Touching the Dragon by James Hatch and Christian D’Andrea Published by Penguin Random House, 325 pages, $29.

In the military since he was 18, James Hatch worked as a naval special warfare operator and a parachutist, fighting 150 missions in Iraq, Afghanistan and elsewhere. But that combat violence was only the first battle for Hatch, who faced a number of problems adjusting to civilian life. Hatch describes that lengthy military career and its aftermath in intimate detail with co-author and Harvard graduate Christian D’Andrea in Touching the Dragon.

Hatch’s missions and the ferocious drumbeat of violence that he witnessed and took part in, day after day, are described in painful yet fascinating detail. While searching out bombs and IEDs, many people are—as he delicately puts it—“put down.” His own combat time ended when a bullet shot through his leg, destroying his femur. And in the cinema-like reports of his exhilaratingly terrifying experience, we are right alongside him. Hatch’s sorrows also include the loss of two military dogs that proved to be small, canny soldiers. Partly fellow fighters, and certainly friends, Hatch blames himself particularly for the death of the dog Spike.
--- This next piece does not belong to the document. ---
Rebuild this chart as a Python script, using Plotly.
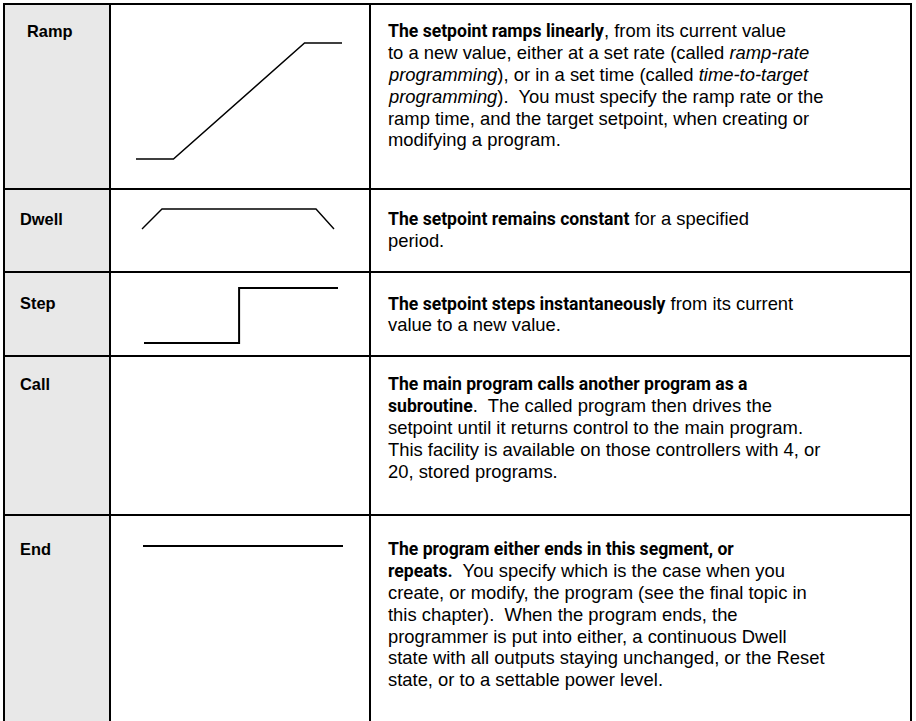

Going home injured, Hatch enters the post-traumatic stress disorder world of despair, alcoholism and near-suicide. He gazes hotly into the “dragon” of his dark feelings that sits alongside both his cocky irreverence and intense self-questioning. In what becomes “the second war,” Hatch criticizes the ways that capital “S” Stigma keeps veterans, enveloped by their suffering, from asking for help. His torments reroute themselves positively toward helping the complex combat work of dogs, creating Spike’s K9 Fund, which helps provide ballistic vests.


From page 311: “I came to see that my anger and condemnation were just paltry Band-Aids on a massive soul wound that had been festering for years. I’d seen more American death on that mountain than I did during the rest of my time overseas. Having taken that emotional hit, I didn’t plumb its depths, or address it. I pointed the finger.”